The first is this. Propping up the housing assets of those fortunate enough to have accumulated them – is that really the policy solution most sensitive to the reality of the ageing society? Increased life expectancy is certainly an achievement of civilization to be celebrated.
But have we really come to terms with it? On top of the dramatic decline in dependency ratios (the number of people of working-age in relation to retirees), there has been the nation’s immense and now triply-locked pension liabilities, Gordon’s gimmicks – £4 billion of free TV licenses, winter fuel payment and free bus transport – and NHS spend on older people. On top of all that we want now to throw in a state-funded entitlement to care for people of whatever means? Looking out on the 21st century do we really think this radical extension of the welfare state is viable?
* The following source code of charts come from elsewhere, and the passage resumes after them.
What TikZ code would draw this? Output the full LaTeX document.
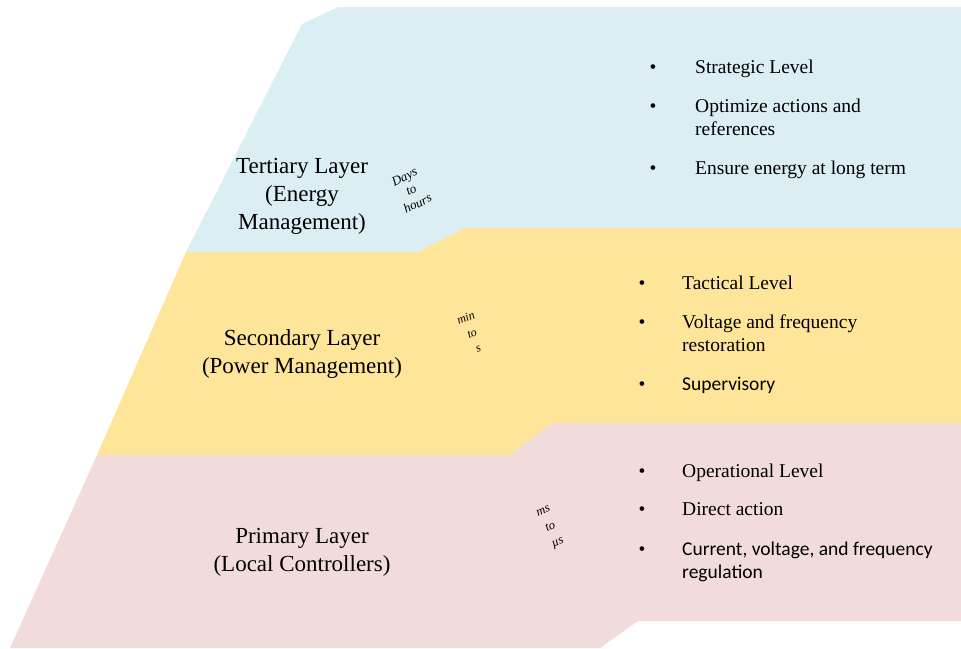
\documentclass[tikz,border=0pt]{standalone}
\usepackage{fontspec}
\setmainfont{Liberation Serif}
\newfontfamily\calibri{Carlito}

\definecolor{tertblue}{HTML}{DAEEF3}
\definecolor{secyellow}{HTML}{FFE599}
\definecolor{primpink}{HTML}{F2DCDB}

\tikzset{
  layerlabel/.style={align=center, inner sep=0pt, font=\fontsize{23}{28}\selectfont},
  timescale/.style={align=center, inner sep=0pt, rotate=24, font=\itshape\fontsize{13}{15}\selectfont},
  bulletdot/.style={anchor=base, inner sep=0pt, font=\fontsize{19.5}{23}\selectfont},
  bullettext/.style={anchor=base west, inner sep=0pt, font=\fontsize{19.5}{23}\selectfont}
}

\begin{document}
\begin{tikzpicture}[x=1pt,y=-1pt]
  \useasboundingbox (0,0) rectangle (961,648);

  % Layers
  \fill[tertblue] (186,252) -- (302,24) -- (338,7) -- (961,7) -- (961,228) -- (465,228) -- (418,252) -- cycle;
  \fill[secyellow] (97,455) -- (186,252) -- (418,252) -- (465,228) -- (961,228) -- (961,423) -- (552,423) -- (510,455) -- cycle;
  \fill[primpink] (10,648) -- (97,455) -- (510,455) -- (552,423) -- (961,423) -- (961,621) -- (638,621) -- (600,648) -- cycle;

  % Layer names
  \node[layerlabel] (tertiary) at (302,196) {Tertiary Layer\\(Energy\\Management)};
  \node[layerlabel] (secondary) at (302,354) {Secondary Layer\\(Power Management)};
  \node[layerlabel] (primary) at (302,552) {Primary Layer\\(Local Controllers)};

  % Time scales
  \node[timescale, rotate=2] (days) at (411,190) {Days\\to\\hours};
  \node[timescale, rotate=-2, font=\itshape\fontsize{12}{16.5}\selectfont] (mins) at (472,333) {min\\to\\s};
  \node[timescale, font=\itshape\fontsize{12.5}{17.5}\selectfont] (micro) at (551,528) {ms\\to\\µs};

  % Tertiary items
  \node[bulletdot] (t1) at (653,73) {•};
  \node[bullettext] (strategic) at (695,73) {Strategic Level};
  \node[bulletdot] (t2) at (653,112) {•};
  \node[bullettext] (optimize) at (695,112) {Optimize actions and};
  \node[bullettext] (references) at (695,135) {references};
  \node[bulletdot] (t3) at (653,174) {•};
  \node[bullettext] (ensure) at (695,174) {Ensure energy at long term};

  % Secondary items
  \node[bulletdot] (s1) at (642,289) {•};
  \node[bullettext] (tactical) at (682,289) {Tactical Level};
  \node[bulletdot] (s2) at (642,328) {•};
  \node[bullettext] (voltage) at (682,328) {Voltage and frequency};
  \node[bullettext] (restoration) at (682,351) {restoration};
  \node[bulletdot] (s3) at (642,390) {•};
  \node[bullettext, font=\calibri\fontsize{19.5}{23}\selectfont] (supervisory) at (682,390) {Supervisory};

  % Primary items
  \node[bulletdot] (p1) at (642,477) {•};
  \node[bullettext] (operational) at (682,477) {Operational Level};
  \node[bulletdot] (p2) at (642,515) {•};
  \node[bullettext] (direct) at (682,515) {Direct action};
  \node[bulletdot] (p3) at (642,555) {•};
  \node[bullettext, font=\calibri\fontsize{19.5}{23}\selectfont] (current) at (682,555) {Current, voltage, and frequency};
  \node[bullettext, font=\calibri\fontsize{19.5}{23}\selectfont] (regulation) at (682,578) {regulation};
\end{tikzpicture}
\end{document}
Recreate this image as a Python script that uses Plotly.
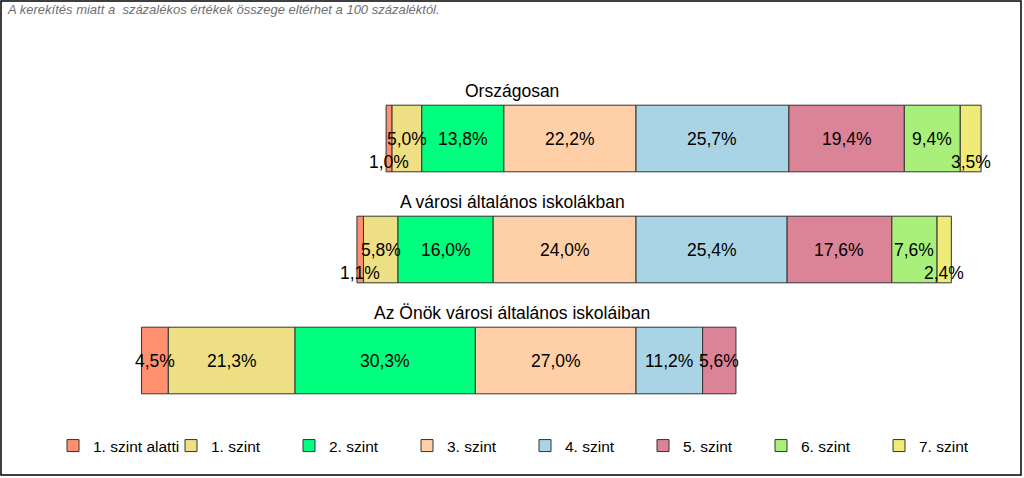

Secondly, and more pressingly, can the Government rest content to preside over a means-tested care system widely acknowledged to be broken whilst focusing attention, energy and funding on bringing in a new group entirely?
Imagine a hotel owner whose ground-floor rooms are all dangerously wired. And say that owner decided to devote all his time and effort and money to securing planning permission for a loft conversion to allow for a greater overall number of guests without first fixing the electrics on the ground floor. Would we not consider his priorities out-of-kilter?
The litany of failures, host of headlines and succession of care-in-crisis stories all bear witness to the fact that the ground floor needs rewiring first.
During the course of the Centre for Social Justice’s two-year review of pensioner poverty we came across some pretty harrowing evidence of the chronic failure of social care in this country.
We saw care home residents parked in corridors during maintenance works simply because the home was understaffed.
We listened to local authorities admit they were no longer in a position to pay care providers enough for them in turn to pay their staff a fair wage.
We visited older people hanging on at home – supposedly ‘independent in the community’ – subject to the ignominy of fifteen-minute ‘flying visits’ by domiciliary care workers not being reimbursed for their travel time.
Clearly, there is no excuse for abuse. But there are explanations for the creeping neglect we see from all sides. And there is no way round the fact that many of the most deep-seated problems trace back to – at least in this area of council expenditure – spending being simply out-of-sync with demand.
Having seen all this, it is very difficult in our era of austerity to avoid the conclusion that any forthcoming investment should go to those who need it the most.